Yep. Sexually harassed. :no


----------



## Apoc Revolution (Dec 2, 2013)

_It doesn't surprise me to see females being harassed the most, some men are really thirsty._


----------



## Steinerz (Jul 15, 2013)

Wow I really screwed up that vote. Put me in for "No, I'm a male and I've never been harassed but know of another female member who has."

I voted "No, I'm a female and I've never been harassed but know of another female member who has." 

Whoops.


----------



## DistraughtOwl (Mar 1, 2014)

Well if you're an okay looking female and you post your pictures on here you are bound to get a lot of attention. I've been guilty of mild forms of harassment before.
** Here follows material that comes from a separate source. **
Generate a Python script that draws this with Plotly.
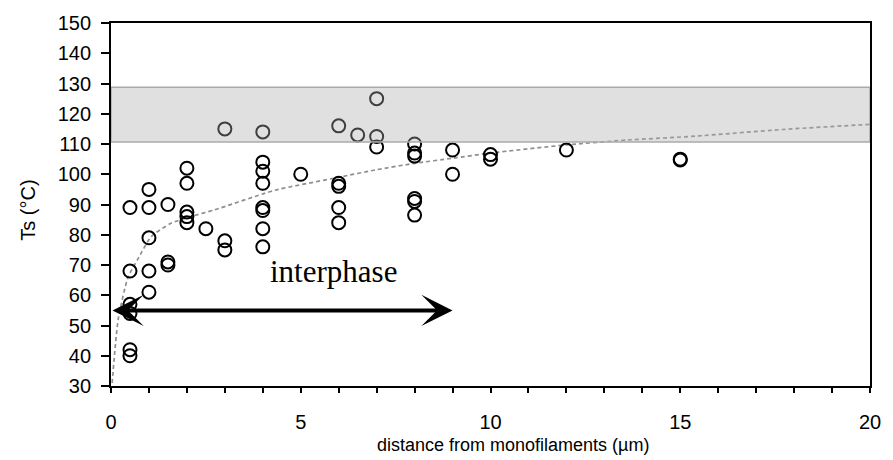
import plotly.graph_objects as go

# Measured data (distance in µm, Ts in °C)
dist = [0.5, 0.5, 0.5, 0.5, 0.5, 0.5,
        1, 1, 1, 1, 1,
        1.5, 1.5, 1.5,
        2, 2, 2, 2, 2,
        2.5,
        3, 3, 3,
        4, 4, 4, 4, 4, 4, 4, 4,
        5,
        6, 6, 6, 6, 6,
        6.5,
        7, 7, 7,
        8, 8, 8, 8, 8, 8,
        9, 9,
        10, 10,
        12,
        15, 15]
ts = [89, 68, 57, 54, 42, 40,
      95, 89, 79, 68, 61,
      90, 71, 70,
      102, 97, 87.5, 86, 84,
      82,
      115, 78, 75,
      114, 104, 101, 97, 89, 88, 82, 76,
      100,
      116, 97, 96, 89, 84,
      113,
      125, 112.5, 109,
      110, 107, 106, 92, 91, 86.5,
      108, 100,
      106.5, 105,
      108,
      105, 104.7]

# Trend curve
curve_x = [0.03, 0.19, 0.45, 0.71, 1.06, 1.58, 2.1, 2.72, 4, 4.41, 6, 7, 8, 9, 10, 12, 13.6, 15.4, 17.7, 20]
curve_y = [31, 52, 66, 72, 79.4, 83.8, 86, 88.2, 93.5, 95.0, 99, 101.5, 103.6, 105.3, 107, 109.7, 111.3, 112.6, 114.8, 116.5]

# Band (bulk Ts range) and interphase extent
band_low, band_high = 110.7, 128.8
interphase_start, interphase_end, interphase_y = 0, 9, 55

fig = go.Figure()
fig.add_trace(go.Scatter(x=curve_x, y=curve_y, mode="lines",
                         line=dict(color="#8f8f8f", width=1.7, dash="4px,3px", shape="spline", smoothing=0.6),
                         hoverinfo="skip", showlegend=False))
fig.add_trace(go.Scatter(x=dist, y=ts, mode="markers",
                         marker=dict(symbol="circle-open", size=13, color="black", line=dict(width=2, color="black")),
                         showlegend=False))

# band fill (semi transparent, above data) and band border
fig.add_shape(type="rect", xref="x", yref="y", x0=0, x1=20, y0=band_low, y1=band_high,
              fillcolor="rgb(172,172,172)", opacity=0.37, line=dict(width=0), layer="above")
fig.add_shape(type="rect", xref="x", yref="y", x0=0, x1=20, y0=band_low, y1=band_high,
              fillcolor="rgba(0,0,0,0)", line=dict(color="#aaaaaa", width=1.5), layer="above")

# double-headed arrow
fig.add_annotation(x=interphase_end, y=interphase_y, ax=interphase_start, ay=interphase_y,
                   xref="x", yref="y", axref="x", ayref="y", text="", showarrow=True,
                   arrowhead=3, startarrowhead=3, arrowside="end+start",
                   arrowwidth=4, arrowsize=1.3, startarrowsize=1.3, arrowcolor="black")
fig.add_annotation(x=5.87, y=68, xref="x", yref="y", text="interphase", showarrow=False,
                   font=dict(family="Liberation Serif", size=31, color="black"))

# axis titles
fig.add_annotation(x=0.53, y=-0.163, xref="paper", yref="paper", text="distance from monofilaments (µm)",
                   showarrow=False, yanchor="middle", xanchor="center",
                   font=dict(family="Liberation Sans", size=18, color="black"))
fig.add_annotation(x=-0.1097, y=0.485, xref="paper", yref="paper", text="Ts (°C)",
                   showarrow=False, textangle=-90, xanchor="center", yanchor="middle",
                   font=dict(family="Liberation Sans", size=20, color="black"))

fig.update_xaxes(range=[0, 20], dtick=5, tick0=0, ticks="outside", ticklen=5, tickwidth=1.5, tickcolor="black",
                 showline=True, linecolor="black", linewidth=1.8, mirror=True, showgrid=False, zeroline=False,
                 ticklabelstandoff=12,
                 minor=dict(dtick=1, ticks="outside", ticklen=5, tickwidth=1.5, tickcolor="black", showgrid=False),
                 tickfont=dict(family="Liberation Sans", size=20, color="black"))
fig.update_yaxes(range=[30, 150], dtick=10, tick0=30, ticks="outside", ticklen=8, tickwidth=1.5, tickcolor="black",
                 showline=True, linecolor="black", linewidth=1.8, mirror=True, showgrid=False, zeroline=False,
                 ticklabelstandoff=6,
                 tickfont=dict(family="Liberation Sans", size=20, color="black"))

fig.update_layout(width=893, height=460, margin=dict(l=111, r=16, t=23, b=74),
                  paper_bgcolor="white", plot_bgcolor="white")

fig.write_html("out.html")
Just because I've been too forward with a few girls on here.


----------



## truant (Jul 4, 2014)

These results are going to overlap if people who haven't been harassed know people who have been harassed and both people vote.

Just something to keep in mind.


----------



## RelinquishedHell (Apr 10, 2012)

Yeah


----------



## harrison (Apr 14, 2012)

A little bit

Some people you can just tell they aren't going to last for long so I try not to let them get to me.


----------



## sad vlad (Nov 9, 2013)

People tend to be quite subjective when it comes to what ''harassed'' means. 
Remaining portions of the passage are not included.